I suppose my misunderstanding is that PSI-MS can be used as an ontology to the extent instance data can be added and retrieved.

mobiusklein commented 3 years ago

My impression was @davidshumway was looking for a way to search for an experimental peak (not an identification), and to say it in SPARQL:

PREFIX MS: <https://www.psidev.info/psi-ms/4.1.58#>

SELECT ?peak, ?scan, ?dataset 
WHERE {
  ?peak MS:peak_of ?scan .
  ?scan MS:scan_of ?dataset .
  ?mz MS:mz_of ?peak .
  FILTER( abs(?mz - 304.27) < 0.01 )
}

However, PSI-MS CV lacks terms for those relationships. For the most part, they are relationships implicit in how the file formats are organized. For that matter, mzML doesn't concern itself with "peaks", it stores "peak data", which are not individually addressable.

Why peaks aren't addressable is probably a use-case thing, but implementation-wise it becomes tricky to do it uniformly across all data types (too much is dependent on context). Furthermore, as @chambm brought up at the PSI conference a year or two ago, the spectrum we store is not necessarily the spectrum we analyze, e.g. spectrum summing/averaging, peak filtering, or even just signal processing up-front (peak picking, deisotoping).

davidshumway commented 3 years ago

That SPARQL query pretty much captures the functionality I'm considering.
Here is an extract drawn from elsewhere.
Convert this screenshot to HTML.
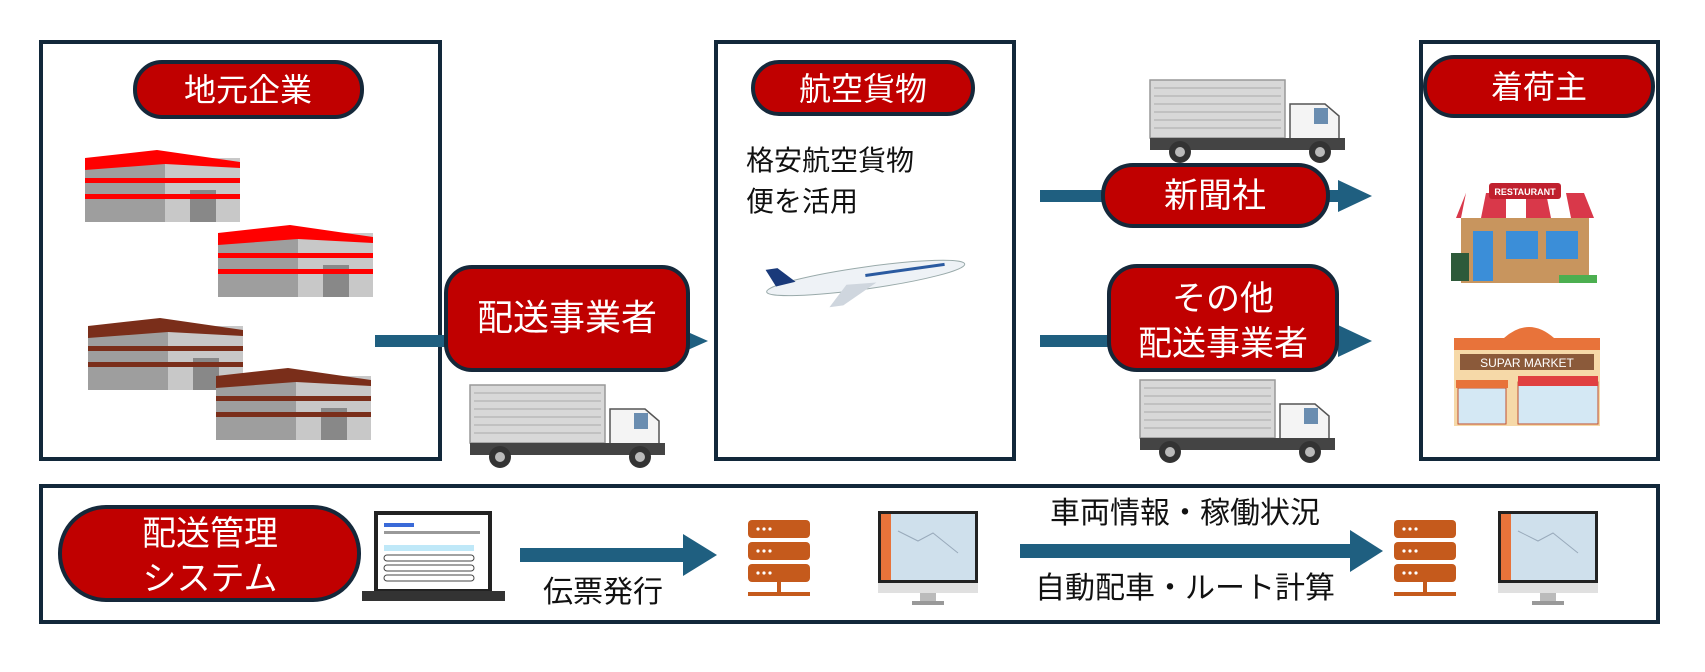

Thanks, @mobiusklein!

mobiusklein commented 3 years ago

This isn't to say we can't add those terms, it's just that they don't have existing users, and any attempt to use them at scale is going to need to be clever about it, and make it clear that the design goal is to capture peak-picked data.

I'm sure the graph database community can prove me wrong about there not being an efficient way to store the heterogenous predicates, but when I tried to do this with SQLite five years ago it was very slow to write, but reasonably good for reading, at scale. This is especially because of all the indices that need to be maintained to make searches fast.

mobiusklein commented 3 years ago

@davidshumway is this something you want to discuss further, or is it safe to close this issue?

edeutsch commented 3 years ago

Closing for now. Reopen if necessary.